The other day youngest, who is on the cusp of entering high school, broke out with a favorite children’s Sunday school and camp song, “Rise and Shine.” There is a stanza in that song that goes “The Lord told Noah to build him an arkey arkey.” The catchy tune reminds us that the Biblical story of Noah still resonates with us, even in the 21st century. If it is raining hard, we talk about building a big boat and flooding of “Biblical proportions”, if our co-workers are a bit wild, it is like working on the ark.
With all of the attention focused on Noah, time has left his younger and more inept brother, Mal, in the dust-bin of history. Not only was he inept, but he was also a bit scatterbrained and inattentive. He was, as they said in that time, “a few goats short of a herd." Today, if he were in elementary school, he might receive the diagnosis of Attention Deficit Hyperactivity Disorder.
When God spoke to Noah because Noah was a righteous man, I think he included Mal in the conversation because he felt compassion on the poor man. Noah asked what materials to build the ark from and God replied, “Gopher wood.” So, Noah went and began to gather gopher wood.
Mal on the other hand went out thinking to himself, “I gotta go fer wood.” Then, as he walked and thought, he had more ideas. He gathered a little wood, but he also gathered a bunch of grape vines, and some olive branches, some bed linens hanging on a clothesline to dry, a ball of string, and a few plastic five gallon buckets from the local “Hut Depot”. All the while trying to master the tongue twister, “How much wood could a wood chuck, chuck, if a wood chuck could chuck wood.”
After gathering his supplies, Noah inquired of God as to the construction details. As God gave instructions, Noah pulled out large scrolls of paper, taking copious notes and making detailed drawings, using ruler, compass, triangle, and an assortment of other drafting tools. Mal snorted at the pains Noah was taking and pulled the stub of a pencil from one pocket and an old envelope from another pocket, both of which had just been collected while he was out doing “go-fer wood”.

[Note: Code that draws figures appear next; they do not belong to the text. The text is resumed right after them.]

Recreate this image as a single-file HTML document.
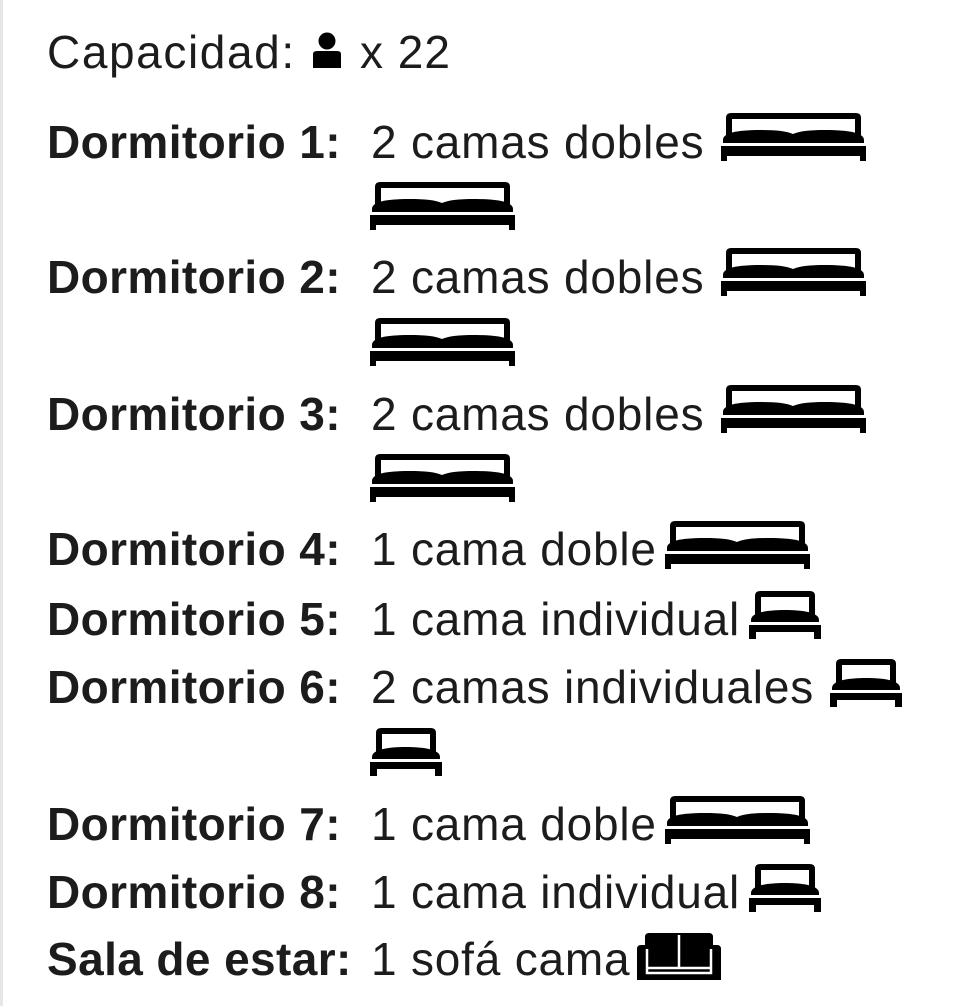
<!DOCTYPE html>
<html><head><meta charset="utf-8"><style>
html,body{margin:0;padding:0;background:#fff;}
body{width:960px;height:1006px;position:relative;overflow:hidden;}
.bd{position:absolute;left:0;top:0;width:3px;height:1006px;background:#e6e6e6;}
.t{position:absolute;font-family:"Liberation Sans",sans-serif;font-size:46px;line-height:46px;color:#1c1c1c;white-space:nowrap;}
.b{font-weight:bold;left:47px;letter-spacing:0.4px;}
.v{left:371px;letter-spacing:0.8px;}
svg{position:absolute;}
</style></head><body>
<div class="bd"></div>
<svg width="0" height="0" style="position:absolute">
<defs>
<symbol id="dbl" viewBox="0 0 145 48">
<path d="M10 0H135Q140 0 140 5V22H134V6H11V22H5V5Q5 0 10 0Z" fill="#000"/>
<path d="M2 27C2 20 15 17 40 17C55 17 65 18 72 21C79 18 89 17 104 17C129 17 143 20 143 27V30H2Z" fill="#000"/>
<path d="M0 33H145V48H139V43H6V48H0Z" fill="#000"/>
</symbol>
<symbol id="sgl" viewBox="0 0 72 48">
<path d="M11 0H61Q66 0 66 5V24H60V6H12V24H6V5Q6 0 11 0Z" fill="#000"/>
<path d="M2 29C2 21 20 19 36 19C52 19 70 21 70 29V31H2Z" fill="#000"/>
<path d="M0 34H72V48H65V41H7V48H0Z" fill="#000"/>
</symbol>
<symbol id="sofa" viewBox="0 0 84 47">
<path d="M12 0H72Q76 0 76 4V12H80Q84 12 84 16V47H0V16Q0 12 4 12H8V4Q8 0 12 0Z" fill="#000"/>
<path d="M10 16V40H74V16" stroke="#fff" stroke-width="2.5" fill="none"/>
<path d="M10 35H74" stroke="#fff" stroke-width="2.5"/>
<path d="M42 2V35" stroke="#fff" stroke-width="2.5"/>
</symbol>
</defs></svg>

<div class="t" style="left:47px;top:29px;letter-spacing:1.6px">Capacidad:</div>
<svg style="left:311px;top:32px" width="32" height="36" viewBox="0 0 32 36"><circle cx="16" cy="9" r="8.5" fill="#000"/><path d="M2 22Q2 19 6 19H26Q30 19 30 22V36H2Z" fill="#000"/></svg>
<div class="t" style="left:360px;top:29px;letter-spacing:1px">x 22</div>

<div class="t b" style="top:119px">Dormitorio 1:</div>
<div class="t v" style="top:119px">2 camas dobles</div>
<svg style="left:721px;top:113px" width="145" height="48"><use href="#dbl"/></svg>
<svg style="left:370px;top:182px" width="145" height="48"><use href="#dbl"/></svg>

<div class="t b" style="top:254px">Dormitorio 2:</div>
<div class="t v" style="top:254px">2 camas dobles</div>
<svg style="left:721px;top:248px" width="145" height="48"><use href="#dbl"/></svg>
<svg style="left:370px;top:318px" width="145" height="48"><use href="#dbl"/></svg>

<div class="t b" style="top:391px">Dormitorio 3:</div>
<div class="t v" style="top:391px">2 camas dobles</div>
<svg style="left:721px;top:385px" width="145" height="48"><use href="#dbl"/></svg>
<svg style="left:370px;top:454px" width="145" height="48"><use href="#dbl"/></svg>

<div class="t b" style="top:526px">Dormitorio 4:</div>
<div class="t v" style="top:526px">1 cama doble</div>
<svg style="left:665px;top:521px" width="145" height="48"><use href="#dbl"/></svg>

<div class="t b" style="top:596px">Dormitorio 5:</div>
<div class="t v" style="top:596px">1 cama individual</div>
<svg style="left:749px;top:591px" width="72" height="48"><use href="#sgl"/></svg>

<div class="t b" style="top:664px">Dormitorio 6:</div>
<div class="t v" style="top:664px">2 camas individuales</div>
<svg style="left:830px;top:659px" width="72" height="48"><use href="#sgl"/></svg>
<svg style="left:370px;top:728px" width="72" height="48"><use href="#sgl"/></svg>

<div class="t b" style="top:801px">Dormitorio 7:</div>
<div class="t v" style="top:801px">1 cama doble</div>
<svg style="left:665px;top:796px" width="145" height="48"><use href="#dbl"/></svg>

<div class="t b" style="top:869px">Dormitorio 8:</div>
<div class="t v" style="top:869px">1 cama individual</div>
<svg style="left:749px;top:864px" width="72" height="48"><use href="#sgl"/></svg>

<div class="t b" style="top:936px">Sala de estar:</div>
<div class="t v" style="top:936px">1 sofá cama</div>
<svg style="left:637px;top:933px" width="84" height="47"><use href="#sofa"/></svg>
</body></html>
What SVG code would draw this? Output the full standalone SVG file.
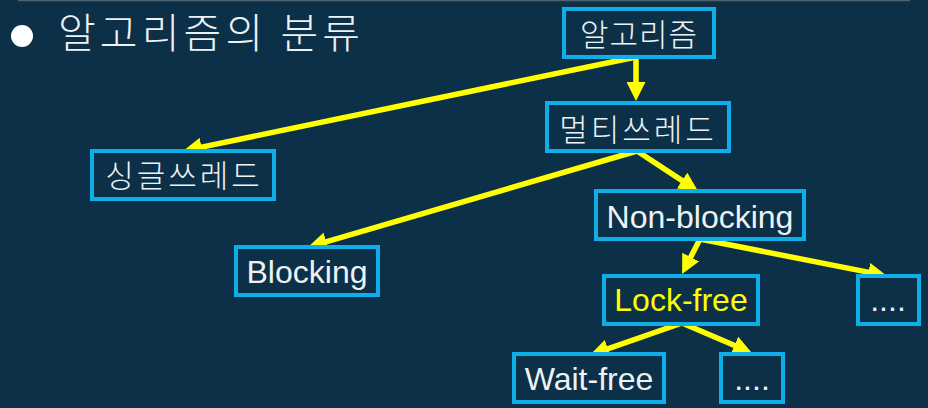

God spoke about the ark being so many cubits high and wide and long. Noah took his notes carefully and Mal licked the tip of his pencil and labeled the top of his envelope cubits.Then scrawled a few of the numbers he heard God talking about down the length.
When instructions were finished, Noah set to building, which was a long, long process. Mal, on the other hand, went directly to the neighborhood pool hall, where he played multiple games, forgetting why he had even started to play pool at all. After a few hours, as he was reaching into his pocket, he felt the envelope with his notes. He quickly bought a pool stick and ran out of the door. Immediately, he smashed the stick to smithereens against the side of the building. He picked up one piece he thought was perfect and muttered to himself, “There is a perfect ‘cue bit’.”
Over the course of the next few months, Noah and his sons labored diligently on the ark. Whereas Mal tinkered a bit with his boat, watched old pirate movies on Betamax, and fashioned a pirate’s costume for himself. He had grand visions of himself marauding the high seas in his pirate schooner.
At the appointed time, when all the animals were in Noah’s Arkey, the rains began. Noah’s boat floated safely away and Mal’s arkey did not. It sank like a rock. In fact the Latvian’s, who invented the mother of all languages, Latin, used Mal as their word for bad, because his boat was so bad. You, gentle reader, on the other hand, may simply say my tale is full of malarkey.
HILARIOUS!!!! Oh, what a fertile imagination!!